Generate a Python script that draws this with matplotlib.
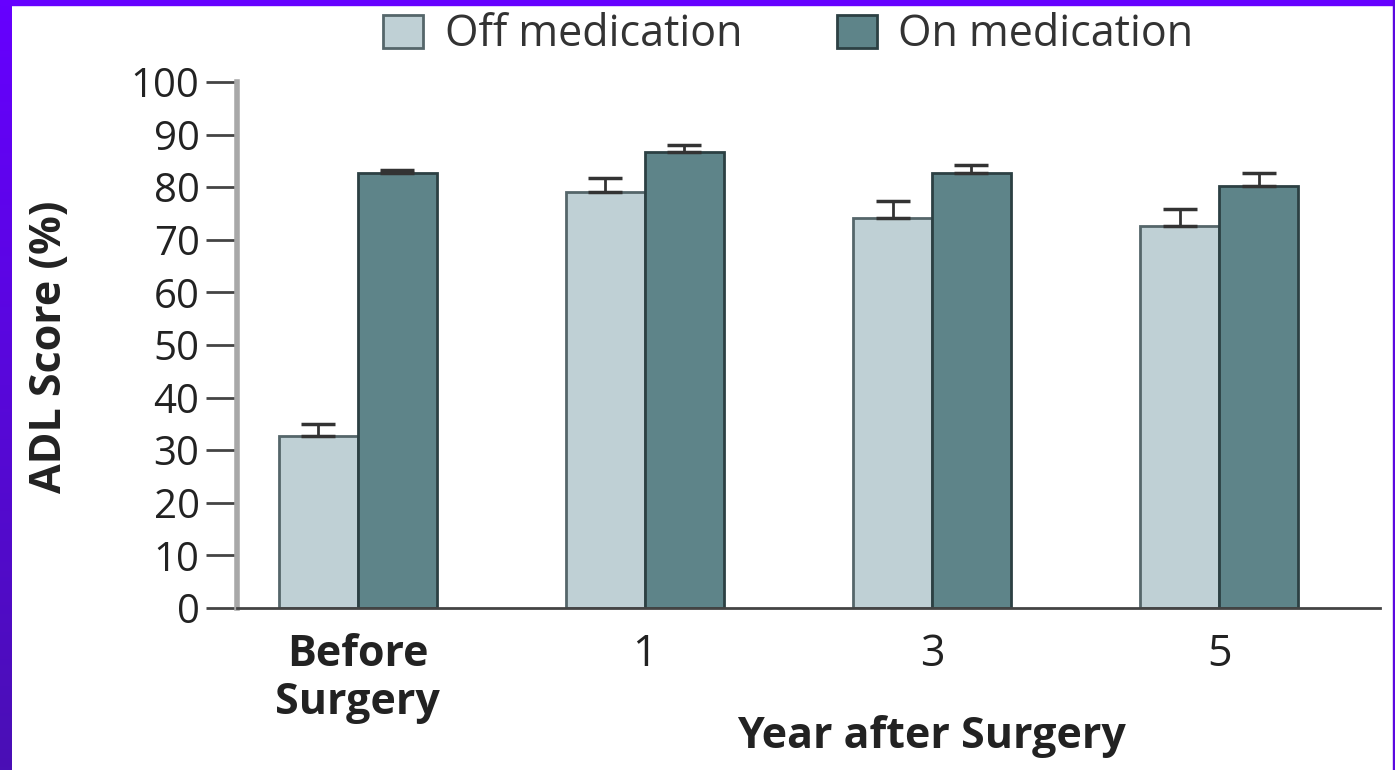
import matplotlib
matplotlib.use("Agg")
import matplotlib.pyplot as plt
import numpy as np
from matplotlib.patches import Rectangle
from matplotlib.colors import LinearSegmentedColormap

# data
groups = ["Before\nSurgery", "1", "3", "5"]
off_med = [32.7, 79.1, 74.1, 72.6]
off_err = [2.3, 2.6, 3.3, 3.3]
on_med = [82.7, 86.7, 82.7, 80.2]
on_err = [0.6, 1.3, 1.5, 2.5]
y_ticks = [0, 10, 20, 30, 40, 50, 60, 70, 80, 90, 100]

colors = {
    "OFF": "#bfd0d5",
    "OFF_EDGE": "#55666a",
    "ON": "#5e8489",
    "ON_EDGE": "#2c4043",
    "TEXT": "#222222",
    "SPINE_Y": "#a8a8a8",
    "SPINE_X": "#444444",
    "BORDER_TOP": "#6600ff",
    "BORDER_BOT": "#4a0fb5",
}

plt.rcParams["font.family"] = ["Open Sans", "DejaVu Sans"]

W, H = 1395, 770
fig = plt.figure(figsize=(W / 100, H / 100), dpi=100)
fig.patch.set_facecolor("white")

def px(x0, y0, x1, y1):
    # pixel box (top-left origin) -> figure fraction
    return [x0 / W, 1 - y1 / H, (x1 - x0) / W, (y1 - y0) / H]

ax = fig.add_axes(px(237, 82, 1380, 608))
x = np.arange(len(groups))
bw = 0.275

ax.bar(x - bw / 2, off_med, bw, color=colors["OFF"], edgecolor=colors["OFF_EDGE"],
       linewidth=2, label="Off medication", zorder=2)
ax.bar(x + bw / 2, on_med, bw, color=colors["ON"], edgecolor=colors["ON_EDGE"],
       linewidth=2, label="On medication", zorder=2)
ax.errorbar(x - bw / 2, off_med, yerr=[np.zeros(len(off_err)), off_err], fmt="none",
            ecolor="#333333", elinewidth=2, capsize=12, capthick=2.5, zorder=3)
ax.errorbar(x + bw / 2, on_med, yerr=[np.zeros(len(on_err)), on_err], fmt="none",
            ecolor="#333333", elinewidth=2, capsize=12, capthick=2.5, zorder=3)

ax.set_xlim(-0.42, 3.56)
ax.set_ylim(0, 100)
ax.set_yticks(y_ticks)
ax.set_yticklabels([str(v) for v in y_ticks], fontsize=29, color=colors["TEXT"])
ax.set_xticks(x)
ax.set_xticklabels(groups, fontsize=31, color=colors["TEXT"], linespacing=1.15)
for lbl in ax.get_xticklabels()[:1]:
    lbl.set_fontweight("bold")
ax.tick_params(axis="x", length=0, pad=18)
ax.tick_params(axis="y", length=22, width=2, color="#444444", pad=5)

for side in ["top", "right"]:
    ax.spines[side].set_visible(False)
ax.spines["left"].set_color(colors["SPINE_Y"])
ax.spines["left"].set_linewidth(4)
ax.spines["bottom"].set_color(colors["SPINE_X"])
ax.spines["bottom"].set_linewidth(2)

fig.text(932 / W, 1 - 737 / H, "Year after Surgery", fontsize=31, fontweight="bold",
         ha="center", va="center", color=colors["TEXT"])
fig.text(49 / W, 1 - 347 / H, "ADL Score (%)", fontsize=31, fontweight="bold",
         ha="center", va="center", rotation=90, color=colors["TEXT"])

ax.legend(loc="center left", bbox_to_anchor=(383 / W, 1 - 35 / H),
          bbox_transform=fig.transFigure, ncol=2, frameon=False, fontsize=31,
          borderpad=0, borderaxespad=0,
          handlelength=0.93, handleheight=0.8, handletextpad=0.5, columnspacing=2.2,
          labelcolor="#333333")

# purple slide border
grad = np.linspace(0, 1, 256).reshape(-1, 1)
bax = fig.add_axes(px(0, 0, 12, 770))
cmap = LinearSegmentedColormap.from_list("border", [colors["BORDER_TOP"], colors["BORDER_BOT"]])
bax.imshow(grad, aspect="auto", cmap=cmap)
bax.axis("off")
fig.patches.append(Rectangle((0, 1 - 5 / H), 1, 5 / H, transform=fig.transFigure,
                             color=colors["BORDER_TOP"], zorder=5))
fig.patches.append(Rectangle((1393 / W, 0), 2 / W, 1, transform=fig.transFigure,
                             color="#5a08e0", zorder=5))

fig.savefig("out.png", dpi=100)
+++
Skip every picture and return the lines above from the top through the one that contains "80, 90, 100]".

Generate a Python script that draws this with matplotlib.
import matplotlib
matplotlib.use("Agg")
import matplotlib.pyplot as plt
import numpy as np
from matplotlib.patches import Rectangle
from matplotlib.colors import LinearSegmentedColormap

# data
groups = ["Before\nSurgery", "1", "3", "5"]
off_med = [32.7, 79.1, 74.1, 72.6]
off_err = [2.3, 2.6, 3.3, 3.3]
on_med = [82.7, 86.7, 82.7, 80.2]
on_err = [0.6, 1.3, 1.5, 2.5]
y_ticks = [0, 10, 20, 30, 40, 50, 60, 70, 80, 90, 100]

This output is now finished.